When should I add preferred equity to my capital stack?

Preferred equity should be added to a capital stack when there is a genuine gap between senior debt proceeds and total project cost that cannot be filled with additional sponsor equity, and when the senior lender requires a preferred equity format rather than mezzanine. It should not be used to reduce the GP's equity contribution below what institutional LPs expect, and it should be modeled carefully for its impact on LP returns and exit flexibility. Preferred equity is currently pricing at 12% or higher in most markets.

What is a GP promote and how should it be structured for institutional raises?

A GP promote is the sponsor's share of profits above the preferred return threshold. In institutional real estate structures, the promote is typically structured as a tiered waterfall: LPs receive a preferred return first (commonly 7–8%), then the GP receives a catch-up until the sponsor has received approximately 20% of total distributions, and then profits split at a ratio such as 70/30 or 80/20 in favor of LPs.
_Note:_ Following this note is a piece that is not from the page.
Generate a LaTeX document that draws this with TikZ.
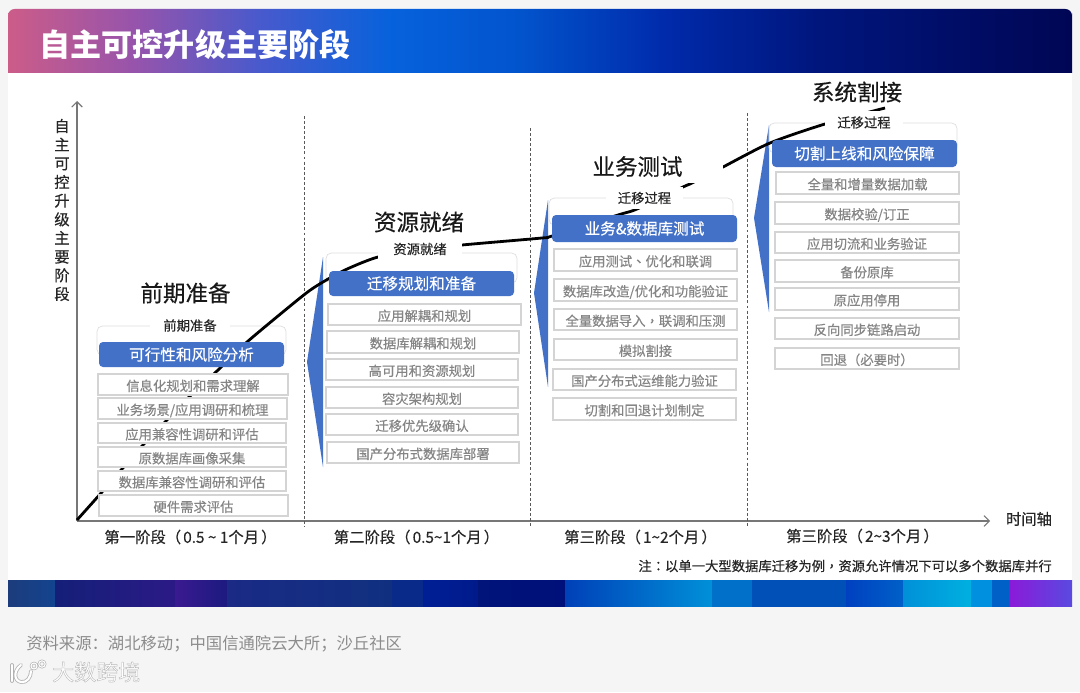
\documentclass[tikz,border=0pt]{standalone}
\usepackage{fontspec}
\setmainfont{Noto Sans CJK SC}
\newfontfamily\medfont[FakeBold=0.35]{Noto Sans CJK SC}
\newfontfamily\pnmed[FakeBold=0.35]{Noto Sans CJK TC}
\newcommand\til{\char"7E\relax}
\newcommand\pgap{\hspace{1.6pt}}
\usetikzlibrary{arrows.meta}
\definecolor{pagebg}{HTML}{F5F5F5}
\definecolor{headblue}{HTML}{4371C8}
\definecolor{axisgray}{HTML}{777777}
\definecolor{rowline}{HTML}{D4D4D4}
\definecolor{rowtext}{HTML}{858585}
\definecolor{frameline}{HTML}{DDDDDD}
\definecolor{darktext}{HTML}{262626}
\definecolor{ga}{HTML}{CC5C88}
\definecolor{gb}{HTML}{9654AC}
\definecolor{gc}{HTML}{465ACD}
\definecolor{gd}{HTML}{0662DC}
\definecolor{ge}{HTML}{0254CD}
\definecolor{gf}{HTML}{002AAA}
\definecolor{gg}{HTML}{00167D}
\definecolor{gh}{HTML}{000654}
% positions: 25bp + 50bp * (x-8)/1064
\pgfdeclarehorizontalshading{titlegrad}{100bp}{
 color(0bp)=(ga);
 color(25bp)=(ga);
 color(31bp)=(gb);
 color(37bp)=(gc);
 color(43bp)=(gd);
 color(49bp)=(ge);
 color(56bp)=(gf);
 color(63bp)=(gg);
 color(75bp)=(gh);
 color(100bp)=(gh)}
\newcommand\pbox[7][]{%
 \pgfmathsetlengthmacro\boxw{(#5-#3)*0.75}%
 \pgfmathsetlengthmacro\boxh{(#6-#4)*0.75}%
 \node[#1,minimum width=\boxw,minimum height=\boxh] (#2) at ({(#3+#5)/2},{(#4+#6)/2}) {#7};}
\tikzset{
 rowbox/.style={draw=rowline,line width=0.8pt,fill=white,inner sep=0pt,text=rowtext,text height=9.6pt,text depth=0pt,font=\medfont\fontsize{10}{12}\selectfont},
 headbox/.style={fill=headblue,rounded corners=3pt,inner sep=0pt,text=white,font=\medfont\fontsize{11.7}{14}\selectfont},
 framebox/.style={draw=frameline,line width=0.5pt,rounded corners=4pt,inner sep=0pt},
 tag/.style={fill=white,inner sep=0pt,text=darktext,font=\medfont\fontsize{10}{12}\selectfont},
 stagetitle/.style={inner sep=0pt,text=black!90,font=\medfont\fontsize{16.9}{20}\selectfont},
 stagelabel/.style={inner sep=0pt,text=darktext,font=\medfont\fontsize{11.5}{14}\selectfont},
 axisline/.style={draw=axisgray,line width=0.8pt,-{Straight Barb[length=4pt,width=8pt]}},
 divider/.style={draw=black!65,line width=0.6pt,dash pattern=on 2.2pt off 1.6pt},
 wedge/.style={fill=headblue},
 curveline/.style={draw=black,line width=2.1pt,line join=round},
}
\begin{document}
\begin{tikzpicture}[x=0.75pt,y=-0.75pt]
\useasboundingbox (0,0) rectangle (1080,692);
\fill[pagebg] (0,0) rectangle (1080,692);
% panel and title band
\fill[white] (8,73) rectangle (1072,580);
\path[shading=titlegrad,rounded corners=5pt] (8,73) [sharp corners] -- (8,20) [rounded corners=5pt] -- (8,9) -- (1072,9) -- (1072,20) [sharp corners] -- (1072,73) -- cycle;
\node[inner sep=0pt,text=white,font=\fontsize{23.3}{28}\bfseries\selectfont] (maintitle) at (195,45) {自主可控升级主要阶段};
% bottom colour bar
\foreach \xa/\xb/\ca/\cb in {
 8/55/1C3C7C/13448F, 55/175/141F78/2B1A86, 175/227/3A1A90/1C1A80, 227/392/1A2A85/10307F,
 392/423/0A2A8A/0A2A8A, 423/478/001F96/001A8A, 478/565/00147A/00107A, 565/712/0040B8/0090D8,
 712/752/0070C8/0070C8, 752/846/0050B8/0050B8, 846/903/0040C0/0060C8, 903/971/0090D8/00B0E0,
 971/992/0090E0/0090E0, 992/1009/0060C8/0060C8, 1009/1072/8A1AD8/5A4AE0}{
 \definecolor{ca}{HTML}{\ca}\definecolor{cb}{HTML}{\cb}
 \shade[left color=ca,right color=cb] (\xa,580) rectangle (\xb,606);
}
% axes
\coordinate (origin) at (77,521);
\coordinate (ytop) at (77,101);
\coordinate (xend) at (990,521);
\draw[axisline] (origin) -- (ytop);
\draw[axisline] (origin) -- (xend);
\node[inner sep=0pt,align=center,text=darktext,font=\medfont\fontsize{11.5}{14}\selectfont] (ylabel) at (62,210) {自\\主\\可\\控\\升\\级\\主\\要\\阶\\段};
\node[stagelabel] (xlabel) at (1029,519) {时间轴};
% dividers
\foreach \n/\x/\yt in {a/304/116,b/530/128,c/747/113}{
 \coordinate (div\n t) at (\x,\yt);
 \coordinate (div\n b) at (\x,527);
 \draw[divider] (div\n t) -- (div\n b);
}
% wedges
\fill[wedge] (323,257) -- (307,362) -- (323,467) -- cycle;
\fill[wedge] (548,200) -- (534,293) -- (548,387) -- cycle;
\fill[wedge] (769,125) -- (754,218) -- (769,312) -- cycle;
% dotted frames
\pbox[framebox]{fa}{97}{326}{286}{355}{}
\pbox[framebox]{fb}{326}{253}{517}{283}{}
\pbox[framebox]{fc}{549}{198}{733}{225}{}
\pbox[framebox]{fd}{769}{123}{957}{153}{}
% progress curve
\draw[curveline] plot[smooth,tension=0.45] coordinates {(77,520) (102,492) (122,469) (143,445) (166,421) (189,397) (217,371) (247,342) (300,298) (318,285) (345,270) (378,257) (420,250) (462,245) (542,238) (552,236) (618,215) (637,209) (683,187) (692,183) (723,167) (770,143) (825,124) (885,108)};
% stage titles
\pbox[stagetitle]{ta}{141}{280}{230}{306}{前期准备}
\pbox[stagetitle]{tb}{374}{209}{464}{235}{资源就绪}
\pbox[stagetitle,fill=white]{tc}{552}{150}{723}{183}{业务测试}
\pbox[stagetitle]{td}{812}{79}{902}{105}{系统割接}
% tags on frames
\pbox[tag]{ga}{150}{314}{230}{337}{前期准备}
\pbox[tag]{gb}{378}{238}{462}{260}{资源就绪}
\pbox[tag]{gc}{606}{187}{683}{209}{迁移过程}
\pbox[tag]{gd}{825}{111}{903}{134}{迁移过程}
% heads
\pbox[headbox]{ha}{99}{342}{284}{367}{可行性和风险分析}
\pbox[headbox]{hb}{329}{271}{514}{296}{迁移规划和准备}
\pbox[headbox]{hc}{552}{215}{737}{242}{业务\&数据库测试}
\pbox[headbox]{hd}{772}{140}{957}{167}{切割上线和风险保障}
% stage 1 rows
\pbox[rowbox]{a1}{98}{374}{288}{395}{信息化规划和需求理解}
\pbox[rowbox]{a2}{98}{398}{287}{419}{业务场景/应用调研和梳理}
\pbox[rowbox]{a3}{98}{423}{286}{443}{应用兼容性调研和评估}
\pbox[rowbox]{a4}{98}{447}{286}{467}{原数据库画像采集}
\pbox[rowbox]{a5}{98}{471}{286}{491}{数据库兼容性调研和评估}
\pbox[rowbox]{a6}{99}{495}{288}{516}{硬件需求评估}
% stage 2 rows
\pbox[rowbox]{b1}{328}{304}{521}{325}{应用解耦和规划}
\pbox[rowbox]{b2}{327}{331}{519}{353}{数据库解耦和规划}
\pbox[rowbox]{b3}{326}{359}{518}{380}{高可用和资源规划}
\pbox[rowbox]{b4}{326}{387}{518}{408}{容灾架构规划}
\pbox[rowbox]{b5}{326}{414}{518}{435}{迁移优先级确认}
\pbox[rowbox]{b6}{327}{442}{519}{463}{国产分布式数据库部署}
% stage 3 rows
\pbox[rowbox]{c1}{554}{249}{737}{271}{应用测试{\pnmed 、}优化和联调}
\pbox[rowbox]{c2}{554}{279}{737}{301}{数据库改造/优化和功能验证}
\pbox[rowbox]{c3}{554}{309}{737}{330}{全量数据导入{\pnmed ，}联调和压测}
\pbox[rowbox]{c4}{554}{339}{737}{360}{模拟割接}
\pbox[rowbox]{c5}{553}{369}{736}{390}{国产分布式运维能力验证}
\pbox[rowbox]{c6}{553}{398}{736}{420}{切割和回退计划制定}
% stage 4 rows
\pbox[rowbox]{d1}{776}{172}{959}{194}{全量和增量数据加载}
\pbox[rowbox]{d2}{775}{202}{959}{224}{数据校验/订正}
\pbox[rowbox]{d3}{775}{232}{959}{253}{应用切流和业务验证}
\pbox[rowbox]{d4}{775}{260}{959}{282}{备份原库}
\pbox[rowbox]{d5}{775}{288}{959}{310}{原应用停用}
\pbox[rowbox]{d6}{775}{318}{959}{339}{反向同步链路启动}
\pbox[rowbox]{d7}{775}{348}{959}{369}{回退{\pnmed （}必要时{\pnmed ）}}
% period labels
\node[stagelabel] (pa) at (190.5,537) {第一阶段{\pnmed （}\pgap 0.5 \til\ 1个月\pgap{\pnmed ）}};
\node[stagelabel] (pb) at (416.5,537) {第二阶段{\pnmed （}\pgap 0.5\til 1个月\pgap{\pnmed ）}};
\node[stagelabel] (pc) at (640.5,537) {第三阶段{\pnmed （}\pgap 1\til 2个月\pgap{\pnmed ）}};
\node[stagelabel] (pd) at (862.5,536) {第三阶段{\pnmed （}\pgap 2\til 3个月\pgap{\pnmed ）}};
\node[inner sep=0pt,anchor=east,text=darktext,font=\medfont\fontsize{10}{12}\selectfont] (note) at (1052,566) {注{\pnmed ：}以单一大型数据库迁移为例{\pnmed ，}资源允许情况下可以多个数据库并行};
% footer
\node[inner sep=0pt,anchor=west,text=black!45,font=\fontsize{12.25}{15}\selectfont] (source) at (26,644) {资料来源：湖北移动；中国信通院云大所；沙丘社区};
% watermark logo
\begin{scope}[line cap=round]
 \draw[black!30,line width=2.8pt] (21,665) .. controls (13,671) and (14,681) .. (21,682) .. controls (27,683) and (31,677) .. (31,671);
 \draw[black!30,line width=2.8pt] (12,665) -- (12,681);
 \draw[black!30,line width=1.8pt] (34,666) circle (3) (42,664) circle (3.2);
 \draw[white,line width=1.6pt] (21,665) .. controls (13,671) and (14,681) .. (21,682) .. controls (27,683) and (31,677) .. (31,671);
 \draw[white,line width=1.6pt] (12,665) -- (12,681);
 \draw[white,line width=0.8pt] (34,666) circle (3) (42,664) circle (3.2);
\end{scope}
\node[inner sep=0pt,anchor=west,text=white,font=\fontsize{16.5}{20}\selectfont] (mark) at (52,672) {\special{pdf:code 2 Tr 0.3 w 0.72 0.72 0.72 RG}大数跨境\special{pdf:code 0 Tr 0.4 w}};
\end{tikzpicture}
\end{document}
The promote should be the last variable set in the model, sized based on what the deal can realistically support rather than what the sponsor wants on paper.

How do I know if my capital stack is ready for institutional outreach?

A capital stack is ready for institutional outreach when it passes three tests. First, it survives a stress scenario of 10–15% cost overrun, extended lease-up, and a 200 basis point rate shock without breaking the deal or wiping out LP returns. Second, every layer of the stack is sized based on realistic market terms, not optimistic assumptions. Third, the GP economics are transparent, proportionate to deal risk, and documented in a waterfall that can be presented clearly in the first or second LP meeting. If any of these three tests fail, the stack is not ready.